Bu nedenle gazeteci unvanlı bir YouTuber çıkıyor, 'Ceren Özdemir'in katili açık cezaevine alındı. Yakında izne çıkıp serbest bırakılacak.' diyor. Ağırlaştırılmış müebbet hapis cezasına çarptırılan bir kişi, yüksek güvenlikli cezaevinde ve kesinlikle açık cezaevine çıkması mümkün değilken bu yalanı ortaya atıp milyonlarca kişi tarafından paylaşılmasını sağlayabiliyor. Ne niyetle yapıyor bunu? Adalete güveni sarsmak için yapıyor. Devlete güveni sarsmak için yapıyor. Buna müsaade edebilir miyiz? Elbette ki edemeyiz. Birisi çıkıyor, 'Yargıda çürümüşlük var.' şeklinde bir yalanı ortaya atarak özellikle bütün yargı mensuplarımızı töhmet altında bırakan bir açıklama yapabiliyor. Bunu hoş mu karşılayacağız? 'Buyurun, yalanları söyleyin. Dezenformasyona devam edin. Yargı mensuplarımızı, bu fedakarca çalışan yargı mensuplarımızı yıpratın mı diyeceğiz?' Buna müsaade edemeyiz."

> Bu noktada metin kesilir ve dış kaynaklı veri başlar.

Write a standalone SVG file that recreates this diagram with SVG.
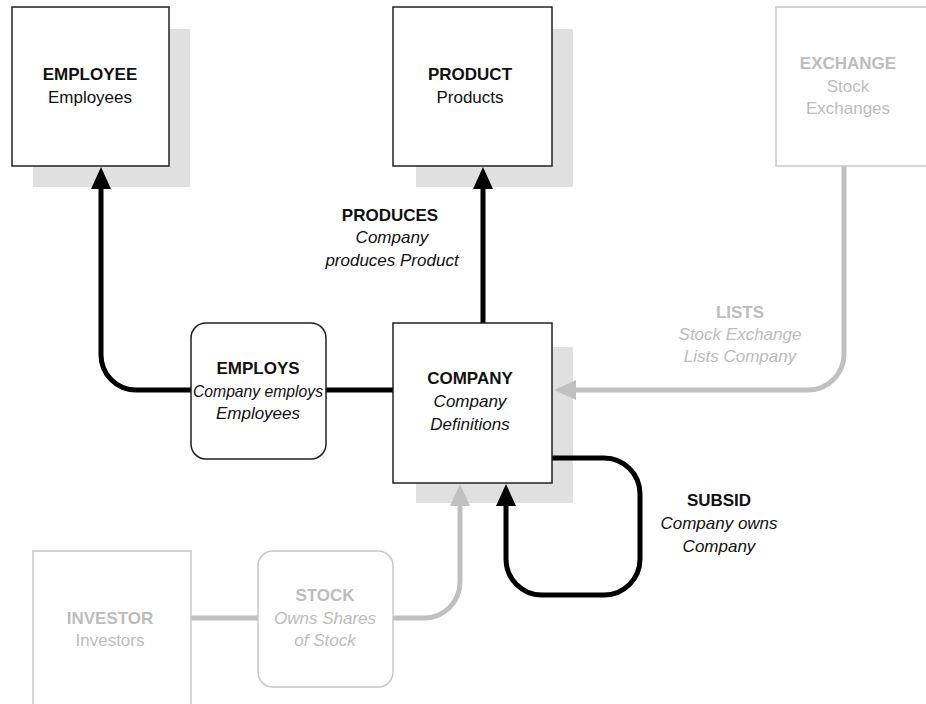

Tunç, bu dezenformasyona ve Türk Ceza Kanunu'nda unsurlarını taşıyan bu suçlara yargı el koyduğunda basın hürriyetinden bahsedildiğine dikkati çekerek, basın hürriyetinin sınırlarını gayet iyi bildiklerini vurguladı.
"DÜŞÜNCE AÇIKLAMALARINA SONUNA KADAR SAYGILIYIZ"
Basının özgür olduğunu, düşünce ve ifade özgürlüğünün sonuna kadar yanında olduklarını, düşünce ve ifade özgürlüğünün önündeki engelleri kaldırmak için çok mücadele ettiklerini dile getiren Tunç, "'Dezenformasyona hayır' diyoruz ama düşünce açıklamalarına sonuna kadar saygılıyız. Bu nedenle bundan sonraki süreçte de yargımızın yıpratılmasına yönelik açıklamalara yerinde ve zamanında başsavcılıklarımızın basın iletişim büroları aracılığıyla cevap vermeleri gerekir." ifadelerini kullandı.
Tunç, özellikle son zamanlarda düzenlenen operasyonların yargının talimatıyla yapıldığına, bir kısım çevrelerin ise "Emniyet yakalıyor, yargı bırakıyor." dediğine işaret eden Tunç, şunları kaydetti:
"Böyle bir şey yok. Bu, kesinlikle yanlış bir algı. Emniyet, zaten yargının talimatlarıyla bunu gerçekleştiriyor. Dolayısıyla biz suçla mücadelede İçişleri Bakanlığı, Adalet Bakanlığımız, hep beraber birlikte vatandaşlarımızın huzuru için çalışıyoruz. Cumhuriyet başsavcılarımız, kendilerine gelen ihbarları titizlikle inceliyor ve suçlunun üzerine kararlılıkla gidilmesi talimatlarını veriyor. Bu anlamda da Türkiye'yi huzurlu bir geleceğe kavuşturmanın gayreti içerisinde, her türlü terörden arınmış, kadına şiddetin olmadığı, uyuşturucu tüccarlarının olmadığı ve herkesin bu anlamda geleceğe huzurla baktığı bir Türkiye inşası için el ele, kol kola çalışmaya devam edeceğiz."